**Supplied data:**
▼
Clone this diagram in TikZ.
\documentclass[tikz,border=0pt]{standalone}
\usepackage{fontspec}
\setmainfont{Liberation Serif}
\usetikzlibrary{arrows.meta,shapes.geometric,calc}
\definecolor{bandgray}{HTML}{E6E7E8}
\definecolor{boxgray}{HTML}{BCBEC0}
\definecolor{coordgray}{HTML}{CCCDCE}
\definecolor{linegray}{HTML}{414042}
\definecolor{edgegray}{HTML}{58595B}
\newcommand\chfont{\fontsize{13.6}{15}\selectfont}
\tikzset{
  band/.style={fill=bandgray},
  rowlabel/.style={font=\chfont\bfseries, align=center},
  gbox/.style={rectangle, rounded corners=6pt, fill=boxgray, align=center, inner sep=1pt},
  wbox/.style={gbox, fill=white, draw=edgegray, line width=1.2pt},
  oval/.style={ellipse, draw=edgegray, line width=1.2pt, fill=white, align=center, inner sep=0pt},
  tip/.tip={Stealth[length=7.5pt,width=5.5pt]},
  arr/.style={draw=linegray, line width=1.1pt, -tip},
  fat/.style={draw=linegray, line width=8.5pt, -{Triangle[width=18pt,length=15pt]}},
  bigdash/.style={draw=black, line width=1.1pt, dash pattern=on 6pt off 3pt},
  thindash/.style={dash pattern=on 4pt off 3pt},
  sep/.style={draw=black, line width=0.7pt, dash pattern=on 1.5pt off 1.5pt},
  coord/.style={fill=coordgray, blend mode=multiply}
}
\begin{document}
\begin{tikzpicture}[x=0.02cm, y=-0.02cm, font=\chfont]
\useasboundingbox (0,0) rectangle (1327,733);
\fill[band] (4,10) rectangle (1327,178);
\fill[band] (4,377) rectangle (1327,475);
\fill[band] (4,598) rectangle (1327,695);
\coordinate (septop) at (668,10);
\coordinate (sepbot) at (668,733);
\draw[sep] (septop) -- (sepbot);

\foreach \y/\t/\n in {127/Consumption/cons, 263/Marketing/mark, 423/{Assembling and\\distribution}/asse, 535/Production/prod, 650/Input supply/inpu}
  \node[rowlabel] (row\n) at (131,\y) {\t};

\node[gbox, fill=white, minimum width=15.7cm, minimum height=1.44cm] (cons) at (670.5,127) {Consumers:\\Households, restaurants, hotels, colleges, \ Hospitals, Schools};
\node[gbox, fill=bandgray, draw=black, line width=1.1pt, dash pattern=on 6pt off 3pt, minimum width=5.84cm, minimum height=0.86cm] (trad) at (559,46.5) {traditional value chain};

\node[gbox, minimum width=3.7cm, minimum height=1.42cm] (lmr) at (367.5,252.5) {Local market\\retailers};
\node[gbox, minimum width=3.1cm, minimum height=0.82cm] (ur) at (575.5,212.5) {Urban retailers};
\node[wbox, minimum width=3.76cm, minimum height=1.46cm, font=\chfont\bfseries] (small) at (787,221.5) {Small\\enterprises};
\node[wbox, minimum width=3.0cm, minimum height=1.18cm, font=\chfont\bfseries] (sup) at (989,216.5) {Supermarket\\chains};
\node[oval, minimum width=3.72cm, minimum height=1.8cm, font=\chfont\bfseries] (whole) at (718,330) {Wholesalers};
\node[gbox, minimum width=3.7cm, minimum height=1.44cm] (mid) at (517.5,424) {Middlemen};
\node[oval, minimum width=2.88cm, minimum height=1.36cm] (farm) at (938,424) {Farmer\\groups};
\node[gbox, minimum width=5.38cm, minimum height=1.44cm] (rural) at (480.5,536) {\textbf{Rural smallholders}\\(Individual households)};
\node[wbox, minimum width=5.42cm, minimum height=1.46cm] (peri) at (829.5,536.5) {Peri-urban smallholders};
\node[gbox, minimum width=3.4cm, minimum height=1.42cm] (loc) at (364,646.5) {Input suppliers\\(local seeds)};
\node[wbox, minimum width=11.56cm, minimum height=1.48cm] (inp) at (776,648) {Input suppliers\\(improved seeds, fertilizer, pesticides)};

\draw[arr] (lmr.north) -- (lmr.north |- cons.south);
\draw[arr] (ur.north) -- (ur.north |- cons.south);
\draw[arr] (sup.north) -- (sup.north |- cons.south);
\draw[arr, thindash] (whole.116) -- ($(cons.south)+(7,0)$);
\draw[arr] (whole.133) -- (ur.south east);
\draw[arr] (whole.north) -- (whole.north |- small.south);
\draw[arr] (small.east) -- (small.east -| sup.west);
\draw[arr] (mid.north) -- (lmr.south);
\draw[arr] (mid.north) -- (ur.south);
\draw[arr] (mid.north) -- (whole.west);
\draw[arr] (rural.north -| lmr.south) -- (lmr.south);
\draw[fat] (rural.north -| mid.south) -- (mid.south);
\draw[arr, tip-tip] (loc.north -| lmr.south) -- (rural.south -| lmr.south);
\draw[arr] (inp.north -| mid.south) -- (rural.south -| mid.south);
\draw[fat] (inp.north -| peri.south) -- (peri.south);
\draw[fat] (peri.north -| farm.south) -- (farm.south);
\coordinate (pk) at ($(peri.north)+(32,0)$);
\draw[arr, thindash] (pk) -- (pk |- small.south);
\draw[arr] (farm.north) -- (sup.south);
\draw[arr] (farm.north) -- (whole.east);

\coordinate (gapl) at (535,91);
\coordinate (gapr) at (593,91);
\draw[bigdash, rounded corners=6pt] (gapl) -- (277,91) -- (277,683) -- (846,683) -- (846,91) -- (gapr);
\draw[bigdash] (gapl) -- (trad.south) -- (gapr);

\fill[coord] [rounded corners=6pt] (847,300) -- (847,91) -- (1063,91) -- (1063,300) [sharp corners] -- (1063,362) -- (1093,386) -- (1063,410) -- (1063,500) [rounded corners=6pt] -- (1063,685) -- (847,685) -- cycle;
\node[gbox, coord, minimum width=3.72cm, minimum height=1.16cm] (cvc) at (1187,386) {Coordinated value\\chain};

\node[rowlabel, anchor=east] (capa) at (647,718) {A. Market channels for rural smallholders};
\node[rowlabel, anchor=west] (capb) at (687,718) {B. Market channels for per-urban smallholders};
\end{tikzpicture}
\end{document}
▲
**Your goal:**
Repeat the listing above without any change.

**Final result:**
Clone this diagram in TikZ.
\documentclass[tikz,border=0pt]{standalone}
\usepackage{fontspec}
\setmainfont{Liberation Serif}
\usetikzlibrary{arrows.meta,shapes.geometric,calc}
\definecolor{bandgray}{HTML}{E6E7E8}
\definecolor{boxgray}{HTML}{BCBEC0}
\definecolor{coordgray}{HTML}{CCCDCE}
\definecolor{linegray}{HTML}{414042}
\definecolor{edgegray}{HTML}{58595B}
\newcommand\chfont{\fontsize{13.6}{15}\selectfont}
\tikzset{
  band/.style={fill=bandgray},
  rowlabel/.style={font=\chfont\bfseries, align=center},
  gbox/.style={rectangle, rounded corners=6pt, fill=boxgray, align=center, inner sep=1pt},
  wbox/.style={gbox, fill=white, draw=edgegray, line width=1.2pt},
  oval/.style={ellipse, draw=edgegray, line width=1.2pt, fill=white, align=center, inner sep=0pt},
  tip/.tip={Stealth[length=7.5pt,width=5.5pt]},
  arr/.style={draw=linegray, line width=1.1pt, -tip},
  fat/.style={draw=linegray, line width=8.5pt, -{Triangle[width=18pt,length=15pt]}},
  bigdash/.style={draw=black, line width=1.1pt, dash pattern=on 6pt off 3pt},
  thindash/.style={dash pattern=on 4pt off 3pt},
  sep/.style={draw=black, line width=0.7pt, dash pattern=on 1.5pt off 1.5pt},
  coord/.style={fill=coordgray, blend mode=multiply}
}
\begin{document}
\begin{tikzpicture}[x=0.02cm, y=-0.02cm, font=\chfont]
\useasboundingbox (0,0) rectangle (1327,733);
\fill[band] (4,10) rectangle (1327,178);
\fill[band] (4,377) rectangle (1327,475);
\fill[band] (4,598) rectangle (1327,695);
\coordinate (septop) at (668,10);
\coordinate (sepbot) at (668,733);
\draw[sep] (septop) -- (sepbot);

\foreach \y/\t/\n in {127/Consumption/cons, 263/Marketing/mark, 423/{Assembling and\\distribution}/asse, 535/Production/prod, 650/Input supply/inpu}
  \node[rowlabel] (row\n) at (131,\y) {\t};

\node[gbox, fill=white, minimum width=15.7cm, minimum height=1.44cm] (cons) at (670.5,127) {Consumers:\\Households, restaurants, hotels, colleges, \ Hospitals, Schools};
\node[gbox, fill=bandgray, draw=black, line width=1.1pt, dash pattern=on 6pt off 3pt, minimum width=5.84cm, minimum height=0.86cm] (trad) at (559,46.5) {traditional value chain};

\node[gbox, minimum width=3.7cm, minimum height=1.42cm] (lmr) at (367.5,252.5) {Local market\\retailers};
\node[gbox, minimum width=3.1cm, minimum height=0.82cm] (ur) at (575.5,212.5) {Urban retailers};
\node[wbox, minimum width=3.76cm, minimum height=1.46cm, font=\chfont\bfseries] (small) at (787,221.5) {Small\\enterprises};
\node[wbox, minimum width=3.0cm, minimum height=1.18cm, font=\chfont\bfseries] (sup) at (989,216.5) {Supermarket\\chains};
\node[oval, minimum width=3.72cm, minimum height=1.8cm, font=\chfont\bfseries] (whole) at (718,330) {Wholesalers};
\node[gbox, minimum width=3.7cm, minimum height=1.44cm] (mid) at (517.5,424) {Middlemen};
\node[oval, minimum width=2.88cm, minimum height=1.36cm] (farm) at (938,424) {Farmer\\groups};
\node[gbox, minimum width=5.38cm, minimum height=1.44cm] (rural) at (480.5,536) {\textbf{Rural smallholders}\\(Individual households)};
\node[wbox, minimum width=5.42cm, minimum height=1.46cm] (peri) at (829.5,536.5) {Peri-urban smallholders};
\node[gbox, minimum width=3.4cm, minimum height=1.42cm] (loc) at (364,646.5) {Input suppliers\\(local seeds)};
\node[wbox, minimum width=11.56cm, minimum height=1.48cm] (inp) at (776,648) {Input suppliers\\(improved seeds, fertilizer, pesticides)};

\draw[arr] (lmr.north) -- (lmr.north |- cons.south);
\draw[arr] (ur.north) -- (ur.north |- cons.south);
\draw[arr] (sup.north) -- (sup.north |- cons.south);
\draw[arr, thindash] (whole.116) -- ($(cons.south)+(7,0)$);
\draw[arr] (whole.133) -- (ur.south east);
\draw[arr] (whole.north) -- (whole.north |- small.south);
\draw[arr] (small.east) -- (small.east -| sup.west);
\draw[arr] (mid.north) -- (lmr.south);
\draw[arr] (mid.north) -- (ur.south);
\draw[arr] (mid.north) -- (whole.west);
\draw[arr] (rural.north -| lmr.south) -- (lmr.south);
\draw[fat] (rural.north -| mid.south) -- (mid.south);
\draw[arr, tip-tip] (loc.north -| lmr.south) -- (rural.south -| lmr.south);
\draw[arr] (inp.north -| mid.south) -- (rural.south -| mid.south);
\draw[fat] (inp.north -| peri.south) -- (peri.south);
\draw[fat] (peri.north -| farm.south) -- (farm.south);
\coordinate (pk) at ($(peri.north)+(32,0)$);
\draw[arr, thindash] (pk) -- (pk |- small.south);
\draw[arr] (farm.north) -- (sup.south);
\draw[arr] (farm.north) -- (whole.east);

\coordinate (gapl) at (535,91);
\coordinate (gapr) at (593,91);
\draw[bigdash, rounded corners=6pt] (gapl) -- (277,91) -- (277,683) -- (846,683) -- (846,91) -- (gapr);
\draw[bigdash] (gapl) -- (trad.south) -- (gapr);

\fill[coord] [rounded corners=6pt] (847,300) -- (847,91) -- (1063,91) -- (1063,300) [sharp corners] -- (1063,362) -- (1093,386) -- (1063,410) -- (1063,500) [rounded corners=6pt] -- (1063,685) -- (847,685) -- cycle;
\node[gbox, coord, minimum width=3.72cm, minimum height=1.16cm] (cvc) at (1187,386) {Coordinated value\\chain};

\node[rowlabel, anchor=east] (capa) at (647,718) {A. Market channels for rural smallholders};
\node[rowlabel, anchor=west] (capb) at (687,718) {B. Market channels for per-urban smallholders};
\end{tikzpicture}
\end{document}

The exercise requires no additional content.